THE CORCORAN has a shock in store for those who think of Britain's Tony Cragg as a lively, witty and inventive minor sculptor. Cragg, the Corcoran shows us, is a genius who's likely to be ranked among the great artists of this century.
Overuse of superlatives has sapped the snap and crackle of language, but only superlatives will do for this exhibition of works Cragg has created since 1975. The Corcoran, built to a grand scale in an ebullient era, has for the moment found works equal to its monumentality.
Scale is central to Cragg's work. He makes great big things, whose size may at first seem to be bravado but which soon reveal themselves to be just right. As a poet and prophet of the post-industrial era, Cragg has progressed from showing us the ironic beauty of our trash to revealing the limitless promise of material mastery.
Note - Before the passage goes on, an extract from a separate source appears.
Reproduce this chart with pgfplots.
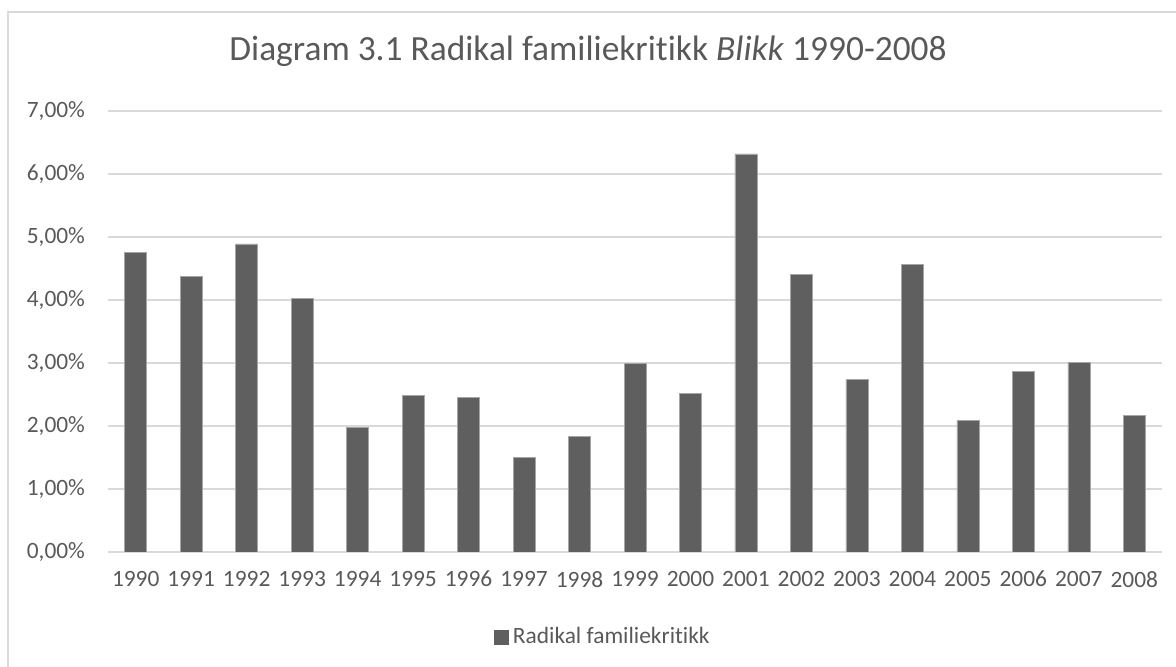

Look what you've done to the world, Cragg used to carp. See what you could do with the world, he now croons, luring us into his vision with beautiful and beguiling shapes, textures, colors and materials. Bronze, plaster, glass, wood, lapis lazuli, steel, sandstone, plastic, granite, rubber, cast iron . . . . Whatever comes to Cragg's hand is transmuted into whatever he wills it to be.
Sugar beets, for instance. Nothing on this planet is more ordinary and ugly than a sugar beet. In "Inverted Sugar Crop" (1986), Cragg gives us cast-bronze sugar beets, with pumpkin faces carved in them. Well, not pumpkin faces exactly, more like the faces on the piled corpses in concentration camp photographs. Well, no, not Holocaust heads exactly, nor something in between. They're both one and the other, grin and grimace, promise and warning.
Similarly ambiguous is "Code Noah" (1988), whose title and gene-echoing helix suggest a theme of world-with-an-end, amen. But the bronze spiral is made up of cuddly teddy bears and toy elephants and other nursery animals. It probably is an apocalyptic preachment, but it's also as endearing as Winnie the Pooh.
"Minster" (1987), several cunning stacks of junked tires, gears, flywheels, flanges, bell housings and whatever becomes, at second thought, an elegaic evocation of the ruins of Camelot, or the Kremlin, or Disneyland. The message is timely and timeless.
Some of Cragg's largest works seem to be entirely playful feats of derring-do, such as giant monolithic eucalyptus boles, towering sandstone bottles, humongous steel-pipe assemblages that challenge us, compel us, to stand there and take it in. Some are so massive that they promise to outlast history; others seem so delicate you tiptoe past for fear they'll shatter or topple.
And every piece is consummately executed. Cragg's skill is equal to his imagination, whatever the material at hand. In an era when lesser sculptors use deliberate slapdash to conceal their clumsiness and ignorance of their craft, Cragg's superb castings, flawless carvings and deeply thoughtful assemblages seem revolutionary.
Cragg well may come to curse the day when he began constructing his signature pieces, the scenes and figures made up of plastic objects and fragments found on beaches and in the streets. They're wonderful assemblages, sprightly and amusing, and occasionally have real power, such as "Newton's Tones" (1978), which echoes and honors the great scientist's discovery of the spectrum of light. While inherently limited, they're so distinctive they've become a label under which "Cragg, Tony (1949- )" can be conveniently filed.
But not after you've seen the Corcoran show (which was organized by the Newport Harbor Art Museum of Newport Beach, Calif., and, amazingly, is Cragg's first solo American museum exhibition). There are a half-dozen of the found-plastic mosaics among the 29 works on view, and some of them are huge, but they fade to a decorative frieze under the impact of Cragg's mighty "made" works.